Do you want to remotely access your Mac so you can open applications and edit files on it? This is an increasingly common request. Here’s a quick overview of a few ways to remotely access your Mac.
Back To My Mac
Apple’s iCloud service includes a feature named Back To My Mac. While Back to My Mac doesn’t work in all circumstances, it’s a powerful and free option that lets you remotely access your Mac. MacLife has written a succinct overview of Back To My Mac. Apple has written articles about troubleshooting Back To My Mac and related security considerations. I should note that Back To My Mac requires that you use a Mac to remotely access another Mac. In other words, you can’t use an iPad, iPhone or PC to remotely access your Mac with this feature.
LogMeIn is one of many products which offers remote access services for both Macs and PCs. LogMeIn offers a free version as well as a paid version called LogMeIn Pro that offers more features. This MacFormat article gives a good overview of LogMeIn Free and LogMeIn Pro. LogMeIn supports remote access of Macs from a PC and vice versa. Additionally, there is a LogMeIn iOS application which works on both iPads and iPhones, though I can’t imagine using it on the iPhone’s tiny screen. The iOS application lets one remotely access either Macs or PCs.

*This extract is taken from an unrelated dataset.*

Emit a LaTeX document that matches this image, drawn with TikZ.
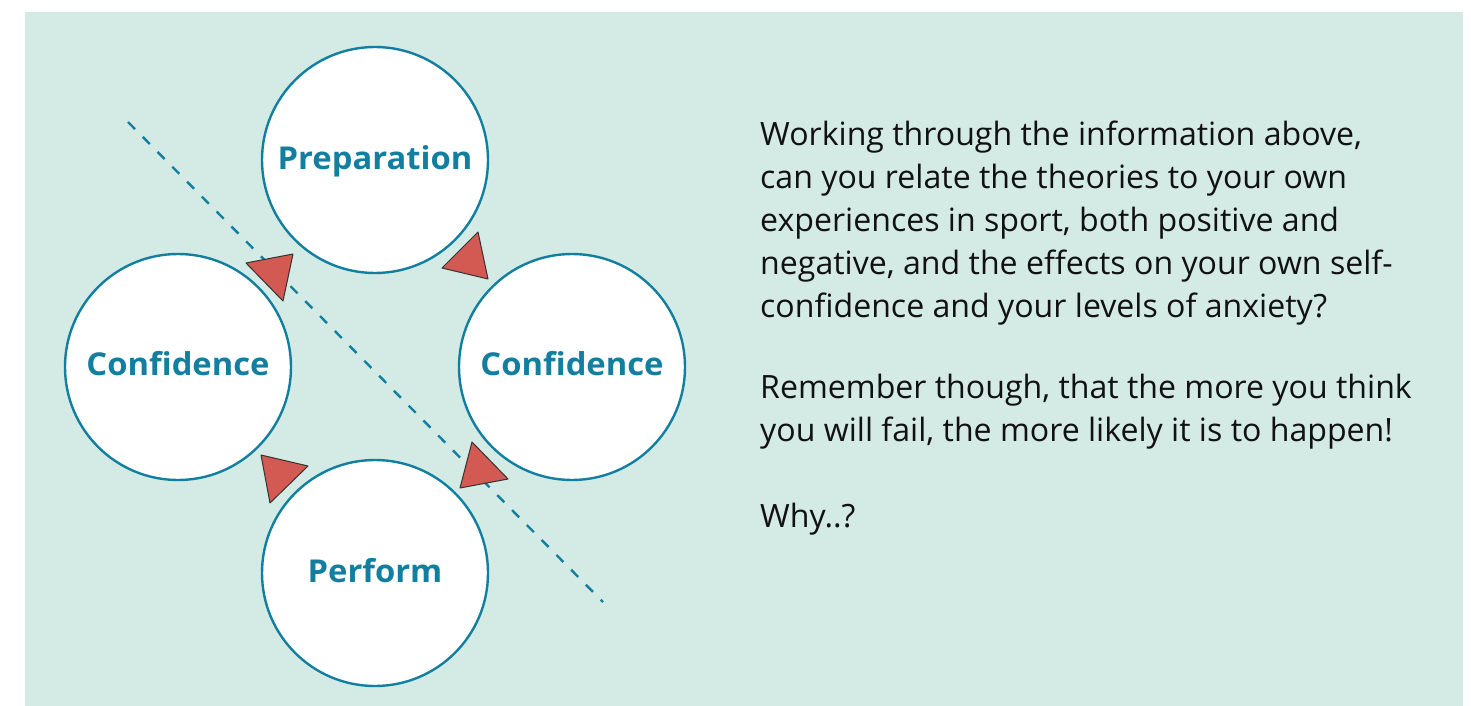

I use LogMeIn to provide remote support to many of my clients. One can download and install the free LogMeIn client software from my web site to give me remote access to their computer.
Apple Remote Desktop and VPN
Small business clients often prefer to setup their own VPN (Virtual Private Network) and use Apple Remote Desktop or Apple’s free Screen Sharing application to remotely view and manipulate Macs on their office network. Setting up a VPN requires purchasing a router which supports VPN capabilities. Screen Sharing is a free tool built into the Mac operating system starting with OS X 10.5. Apple Remote Desktop costs $80 and provides advanced features to install upgrades and created detailed reports.
Messages’ Screen Sharing
The first three methods listed above require the remote Mac to be awake, but nobody needs physically to be at the remote Mac. If, however, you have a friend or family member at your remote Mac then you could use Messages’ Screen Sharing application. Messages used to be named iChat, which offered this feature for a number of years. Messages was introduced in OS X Lion and works in OS X Mountain Lion. If both of your Macs are using Lion or Mountain Lion then this Apple article gives you an introduction on how to initiate screen sharing.